The space community was in search of a standard to make launching smallsats more flexible. Given Aerospace’s role as an objective technical advisor, the community identified the corporation as the ideal partner to work across all elements of the space enterprise, from satellite and launch manufacturers to service providers and government officials.
Carrie O’Quinn, the senior project engineer for Aerospace’s Research and Development Department and the Launch-U lead, emphasized that, currently, there are no industry standards for satellites between the size of a cubesat (approximately the size of a toaster) and an EELV Secondary Payload Adapter (ESPA) class satellite, which is about the size of a large dorm refrigerator. Carrie said that the Launch-U standard seeks to change this through the company’s volume recommendation of 45 x 45 x 60 cm. That’s roughly the size of two carry-on bags strapped together. The Aerospace Corporation also addresses a mass range, fundamental frequency, and loads in the recommendations.
Carrie added that the group’s vision for the Launch-U standard is the solution the industry is looking for, stating that this is not envisioned to be a requirement levied on spacecraft developers, but rather a standard that is embraced by all as a game-changer. Launch vehicle providers, integrators, and aggregators can begin considering how Launch-U satellites will affect their business models, once implemented.
The space access industry is altering at an exceedingly rapid pace and is driven by smallsat and small launch vehicle development, the increasing popularity of multi-manifest missions, and a widespread interest in reducing launch cost and timelines while deploying even more spacecraft.
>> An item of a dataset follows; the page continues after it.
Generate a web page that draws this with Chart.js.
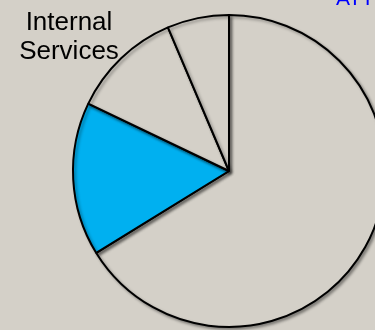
<!DOCTYPE html>
<html>
<head>
<meta charset="utf-8">
<script src="https://cdn.jsdelivr.net/npm/chart.js@4/dist/chart.umd.min.js"></script>
<style>
  html, body { margin: 0; padding: 0; background: #d4d0c8; overflow: hidden; }
  #wrap { width: 375px; height: 330px; overflow: hidden; position: relative; }
  canvas { display: block; }
</style>
</head>
<body>
<div id="wrap"><canvas id="c" width="400" height="330"></canvas></div>
<script>
// Budget share by function (percent), clockwise from 12 o'clock
const categories = ["Programs", "Internal Services", "Support", "Other"];
const shares = [66.2, 15.9, 11.5, 6.4];
const sliceColors = ["#d4d0c8", "#00b0f0", "#d4d0c8", "#d4d0c8"];

const BG = "#d4d0c8";

const backdrop = {
  id: "backdrop",
  beforeDraw(chart) {
    const ctx = chart.ctx;
    ctx.save();
    ctx.fillStyle = BG;
    ctx.fillRect(0, 0, chart.width, chart.height);
    ctx.restore();
  }
};

// soft drop shadow under the slice outlines
const shade = {
  id: "shade",
  beforeDatasetsDraw(chart) {
    const ctx = chart.ctx;
    ctx.save();
    ctx.shadowColor = "rgba(0,0,0,0.35)";
    ctx.shadowBlur = 3;
    ctx.shadowOffsetX = 2;
    ctx.shadowOffsetY = 2;
  },
  afterDatasetsDraw(chart) {
    chart.ctx.restore();
  }
};

const captions = {
  id: "captions",
  afterDraw(chart) {
    const ctx = chart.ctx;
    ctx.save();
    ctx.textAlign = "center";
    ctx.textBaseline = "alphabetic";
    ctx.fillStyle = "#000000";
    ctx.font = "26px 'Liberation Sans', Arial, sans-serif";
    ctx.fillText("Internal", 69, 30);
    ctx.fillText("Services", 69, 59);
    ctx.textAlign = "left";
    ctx.fillStyle = "#0000ff";
    ctx.font = "21px 'Liberation Sans', Arial, sans-serif";
    ctx.fillText("ATT", 336, 5);
    ctx.restore();
  }
};

new Chart(document.getElementById("c"), {
  type: "pie",
  data: {
    labels: categories,
    datasets: [{
      data: shares,
      backgroundColor: sliceColors,
      borderColor: "#000000",
      borderWidth: 2,
      borderAlign: "center"
    }]
  },
  options: {
    responsive: false,
    animation: false,
    layout: { padding: { left: 72, right: 14, top: 13, bottom: 1 } },
    plugins: {
      legend: { display: false },
      tooltip: { enabled: false },
      title: { display: false }
    }
  },
  plugins: [backdrop, shade, captions]
});
</script>
</body>
</html>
Currently, industry experts estimate that 6,000 to 20,000 smallsats could be launched over the next 10 years.
For industry, the next step is to develop hardware and other technical solutions needed to support the Launch-U.
When Dr. Randy Villahermosa, Aerospace’s General Manager of Innovation, was asked about innovation, he said, “The space industry was born out of a passion for innovating at the frontiers of our imaginations. That’s very much still true today, and the industry will continue to leverage innovations across an even broader range of technologies.”
Regarding The Aerospace Company’s work on innovative technologies, he noted, “Launch-U is a great example of applying just the right expertise at the right place to open vast new opportunities. There are plenty of examples where smart standardization has transformed industries, and space is likely to benefit from that as well. For example, we have a project called Slingshot that is exploring new approaches to making satellites modular. We’re excited about the possibilities of using machine learning to help process and sort through the deluge of data that satellites’ systems produce and have several projects in this area. There’s a growing recognition of the need put the smartest minds on how to operate safely in space. We have a project that is developing a prototype transponder that will make it safer for satellites to operate as space becomes more crowded.
In conclusion, Dr. Villahermosa said, “We see automation and artificial intelligence as playing a role in future space innovations. We live in a connected world, and it’s not hard to imagine that extending into space as satellite systems become more networked together. In just about every aspect of space, there are innovative ideas we’re pursuing to help lead the way on shaping the next generation of space systems. Robotics in space is starting to become more real, and that’s opening new avenues to rethink how satellites are launched and operated in the future. There’s an early stage version of this where satellites are flying in formation — we have projects called Hive and Fuse that are focused on just that.”